I wrote a bit of a tome about racism and my apology for being a member of the group that is primarily responsible for it. I wrote it yesterday. It has apparently struck a nerve because I’ve subsequently seen it quoted in Huffington post and The Nation, among other places.
I’ve received hundreds, literally, hundreds of comments such as “you are my brother” and “we consider you to be a member of our family” and “thank you for having the courage to say what we’ve been hoping someone would say”. The response has been overwhelming. And it woddint jus from black folk.
I’ve heard from India, China, Japan, Denmark, Holland, most of Europe, South America and all over the United States. Not all agreed with my sentiments. Some said things like “speak for yourself”, proving that they really hadn’t read it very carefully since I spoke for only myself. It was me who apologized.
But of the black people who did respond, (at least those who identified themselves as such), not a single one argued with me. Not a single one said anything like “you should be ashamed of yourself”. No one admonished me. Those who identified themselves as black spent more time telling me not to fret, not to be ashamed, not to blame myself.
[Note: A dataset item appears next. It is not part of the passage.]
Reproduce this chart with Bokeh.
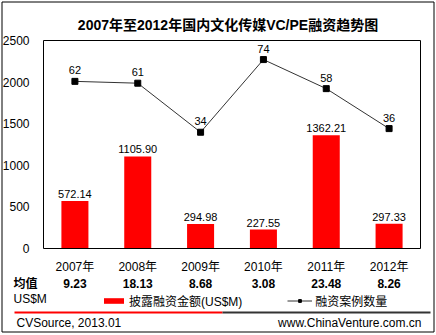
from bokeh.plotting import figure
from bokeh.models import (ColumnDataSource, Range1d, LabelSet, Label, Legend, LegendItem, BoxAnnotation)
from bokeh.core.properties import value
from bokeh.embed import file_html
from bokeh.resources import INLINE

# ---- data ----
years = ["2007年", "2008年", "2009年", "2010年", "2011年", "2012年"]
amount = [572.14, 1105.90, 294.98, 227.55, 1362.21, 297.33]
cases = [62, 61, 34, 74, 58, 36]
avg = [9.23, 18.13, 8.68, 3.08, 23.48, 8.26]
y_ticks = [0, 500, 1000, 1500, 2000, 2500]

title_text = "2007年至2012年国内文化传媒VC/PE融资趋势图"
bar_name = "披露融资金额(US$M)"
line_name = "融资案例数量"
avg_name = "均值"
unit_name = "US$M"
source_text = "CVSource, 2013.01"
site_text = "www.ChinaVenture.com.cn"

FONT = "'Liberation Sans', 'Noto Sans CJK SC', sans-serif"

# ---- layout (canvas pixels, from top-left) ----
W, H = 435, 333
FL, FR, FT, FB = 43, 420, 40, 248      # plot box edges
Y_MIN, Y_MAX = 0, 2500                  # left value axis
C_MIN, C_MAX = -30, 84.5                # hidden count axis

n = len(years)
cat_px = (FR - FL) / n
v_px = (FB - FT) / (Y_MAX - Y_MIN)
c_px = (FB - FT) / (C_MAX - C_MIN)

x_rng = Range1d(-FL / cat_px, (W - FL) / cat_px)
y_rng = Range1d(Y_MIN - (H - FB) / v_px, Y_MAX + FT / v_px)
c_rng = Range1d(C_MIN - (H - FB) / c_px, C_MAX + FT / c_px)

xpos = [i + 0.5 for i in range(n)]

src = ColumnDataSource(dict(
    x=xpos, year=years, amount=amount, cases=cases, avg=avg,
    amount_lbl=["%.2f" % v for v in amount],
    cases_lbl=[str(v) for v in cases],
    avg_lbl=["%.2f" % v for v in avg],
    base=[Y_MIN] * n,
))
tick_src = ColumnDataSource(dict(y=y_ticks, x=[0] * len(y_ticks), lbl=[str(t) for t in y_ticks]))

p = figure(width=W, height=H, x_range=x_rng, y_range=y_rng,
           output_backend="svg", toolbar_location=None,
           x_axis_location=None, y_axis_location=None,
           min_border=0, min_border_left=0, min_border_right=0,
           min_border_top=0, min_border_bottom=0)
p.extra_y_ranges = {"cnt": c_rng}
p.background_fill_color = "white"
p.border_fill_color = "white"
p.outline_line_color = None
p.xgrid.visible = False
p.ygrid.visible = False

bars = p.vbar(x="x", top="amount", bottom="base", width=0.43, source=src,
              fill_color="#FF0000", line_color=None)
ln = p.line(x="x", y="cases", source=src, y_range_name="cnt", line_color="#333333", line_width=1)
mk = p.scatter(x="x", y="cases", source=src, y_range_name="cnt", marker="square", size=6,
               fill_color="black", line_color="black")

# plot box
p.add_layout(BoxAnnotation(left=0, right=n, bottom=Y_MIN, top=Y_MAX, fill_alpha=0,
                           line_color="black", line_width=1, line_alpha=1))

# axis tick labels
p.add_layout(LabelSet(x="x", y="y", text="lbl", source=tick_src, x_offset=-14,
                      text_align="right", text_baseline="middle", text_font=value(FONT),
                      text_font_size="12px", text_color="black"))
p.add_layout(LabelSet(x="x", y="base", text="year", source=src, y_offset=-11,
                      text_align="center", text_baseline="top", text_font=value(FONT),
                      text_font_size="12px", text_color="black"))

# data labels
p.add_layout(LabelSet(x="x", y="amount", text="amount_lbl", source=src, text_align="center",
                      text_baseline="bottom", y_offset=3, text_font=value(FONT),
                      text_font_size="11px", text_color="black"))
p.add_layout(LabelSet(x="x", y="cases", text="cases_lbl", source=src, y_range_name="cnt",
                      text_align="center", text_baseline="bottom", y_offset=7, text_font=value(FONT),
                      text_font_size="11px", text_color="black"))

# mean row
p.add_layout(LabelSet(x="x", y="base", y_offset=-(283 - FB), text="avg_lbl", source=src,
                      text_align="center", text_baseline="middle", text_font=value(FONT),
                      text_font_size="12px", text_font_style="bold", text_color="black"))


def sy(Y):
    return H - Y


def label(X, Y, text, align="left", size="12px", style="normal"):
    p.add_layout(Label(x=X, y=sy(Y), x_units="screen", y_units="screen", text=text,
                       text_align=align, text_baseline="middle", text_font=FONT,
                       text_font_size=size, text_font_style=style, text_color="black"))


label(227.5, 24.5, title_text, align="center", size="14px", style="bold")
label(13, 283, avg_name, style="bold")
label(13, 298, unit_name)
label(16, 322, source_text)
label(421, 322, site_text, align="right")

# legend
legend = Legend(items=[LegendItem(label=bar_name, renderers=[bars]),
                       LegendItem(label=line_name, renderers=[ln, mk])],
                orientation="horizontal", location=(101, sy(309)),
                margin=0, padding=0, spacing=45, label_standoff=3,
                glyph_width=25, glyph_height=7, label_height=12,
                border_line_color=None, background_fill_alpha=0,
                label_text_font=FONT, label_text_font_size="12px", label_text_color="black")
p.add_layout(legend, "center")


def box(l, r, t, b, fill=None, line=None):
    p.add_layout(BoxAnnotation(left=l, right=r, top=sy(t), bottom=sy(b),
                               left_units="screen", right_units="screen", top_units="screen",
                               bottom_units="screen", fill_color=fill, fill_alpha=1 if fill else 0,
                               line_color=line, line_width=1, line_alpha=1, level="overlay"))


box(14, 222, 311, 313, fill="#FF0000")
box(222, 430, 311, 313, fill="#333333")
box(1.5, 433.5, 1.5, 331.5, line="black")

open("out.html", "w").write(file_html(p, INLINE))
These people, the people who are genuinely in mourning over this tragedy, told me stories of friends and family members who have been lynched, beaten, shot, arrested and hated for their skin color for their entire lives. They told me stories of fear of the police and how they have to speak to their teenage children about how to act when there are cops around, for fear that they might get arrested or shot just for being in the wrong place at the wrong time. They told me many, many stories. And then they mostly did something else…
Then, the great majority of these people, those who identified themselves as black and were feeling severe pain over this most recent racist attack, these people tried to console ME. Some invoked Gods will, some reminded me that it wasn’t me who pulled the trigger, that the fact that I felt the need to apologize proves that I’m part of the solution. Some spoke eloquently, some spoke in halting English, some sounded as if they didn’t write very often and weren’t very good at it. Some of the best responses contained the worst English. But the messages got through.
Not a single one spoke of retaliation, of hatred for whites, or of the incredulity that they must be feeling over the perpetuation of these incidents.
But almost invariably, these people who have suffered this fate for centuries spent more time trying to console me than feeling sorry for themselves. They expressed more sympathy toward me than they did for their dead brothers and sisters. They, with their gracious, sometimes misspelled words, patted me on the head, put their hands on my shoulder and offered to hug me if they ever met me.
I’ve written hundreds of posts with thousands of words on this blog, but can’t find the words to describe how that feels.